Wie stellt sich nun aber kooperatives Lernen in telematischen Arrangements aus der Sicht der Lernenden dar und welche Bedeutung hat es für ihr Studium? Dieser Frage widmet sich die Dissertation von Patricia Arnold, die in der Reihe „Medien in der Wissenschaft“ der Gesellschaft für Medien in der Wissenschaft (GMW) veröffentlicht worden ist. Im Rahmen einer qualitativen Untersuchung wird hier das kooperative telematische Lernhandeln vom Standpunkt der Lernenden her untersucht. Die Autorin vollzieht mit der Formulierung ihrer Fragestellung einen längst überfälligen Perspektivenwechsel im Bereich der Forschung zu computerunterstützten Lernformen: Die Untersuchung erfolgt aus Sicht der Lernenden!

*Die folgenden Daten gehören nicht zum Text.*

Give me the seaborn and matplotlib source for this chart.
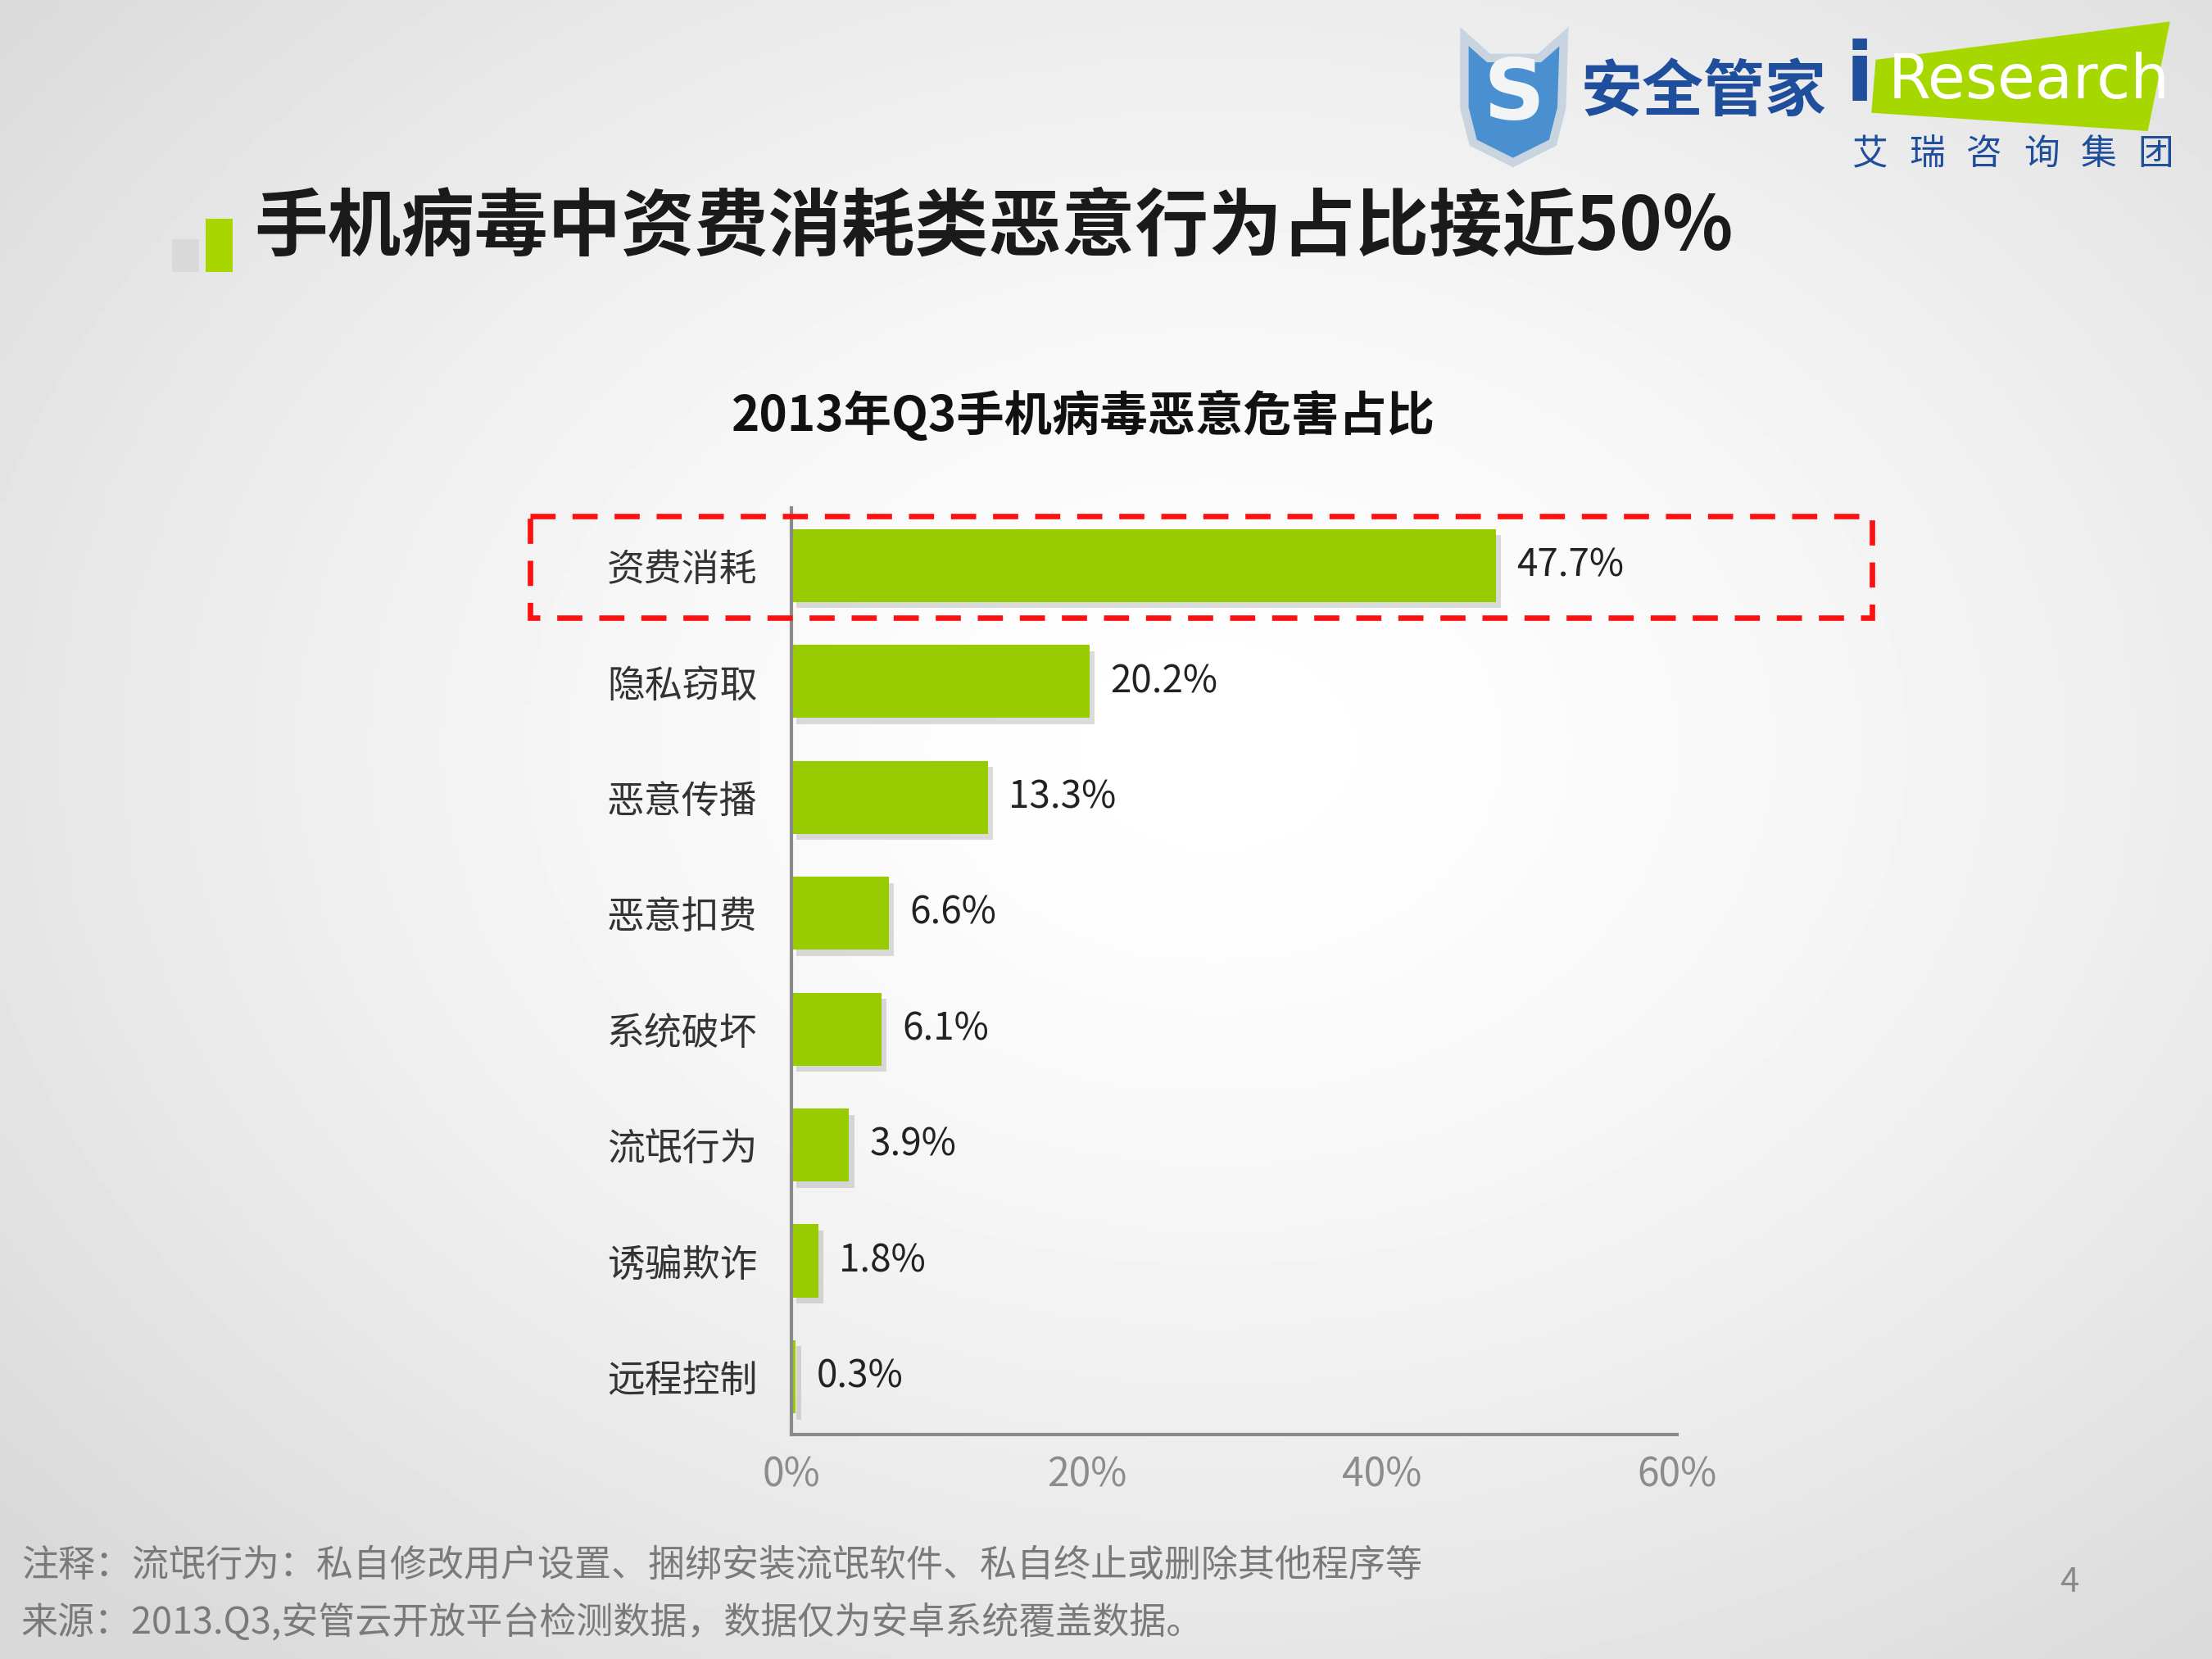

Ausgangspunkt der Arbeit bildet eine funktionierende Learning Community, die von den Beteiligten als förderlich und nützlich für ihr Fernstudium eingestuft wird. Die Betrachtung dieser selbst organisierten Gemeinschaft und die Rekonstruktion ihrer Entwicklungslogik dient der Formulierung von Annahmen zu förderlichen Bedingungen und Handlungsweisen für telematische Lerngemeinschaften.
Dabei stellt sich zunächst die Frage, wie sich eine Lerngemeinschaft im virtuellen Arrangement entwickelt. Es zeigt sich, dass die Motive der Studierenden Teil einer Learning Community zu werden, mit dem Zugewinn an Orientierung und der gewählten Zugehörigkeit zu einer Gruppe begründet sind. Die Arbeit gibt darüber hinaus Hinweise auf den Zweck, den Studierende mit der Kooperation verbinden und den Charakter der Gemeinschaft, die durch das gemeinschaftliche kooperative Lernen konstituiert wird. Die Autorin beschreibt die Entwicklung unterschiedlicher Studienstrategien und liefert damit wertvolle Erkenntnisse über die „inoffizielle Schattenpraxis“ der Lernenden. Diese Erkenntnisse stellen einen wichtigen Beitrag zu einem verbesserten allgemeinen Verständnis von kooperativem telematischen Lernen dar.
Das methodische Vorgehen der Arbeit erfolgt anhand einer Fallstudie im Kontext des Fernstudiums. Anhand reichhaltigen Datenmaterials werden die Handlungsbegründungen der Studierenden rekonstruiert. Weiterhin bildet das Konzept der Community of Practice ein zentrales Analysekonzept für die Fallstudie. Das Untersuchungsdesign nutzt neue Möglichkeiten der internetbasierten empirischen Sozialforschung, ist transparent und nachvollziehbar dargestellt.
Insgesamt leistet die Studie einen relevanten Beitrag zur gegenwärtigen Forschung zum Lehren und Lernen mit neuen Medien: das theoretische Verständnis einer Lerngemeinschaft wird erweitert, das Konzept der Community of Practice in den Fernstudienkontext eingebracht und Gestaltungshinweise für Fernstudiensituationen entwickelt. An manchen Stellen hätte man sich noch eine breitere Bezugnahme zu Identitätstheorien gewünscht; alles in allem ist die Lektüre des Buches aber für alle an Fernstudiensituationen bzw. am Lernen und Lehren mit neuen Medien Interessierten äußerst gewinnbringend.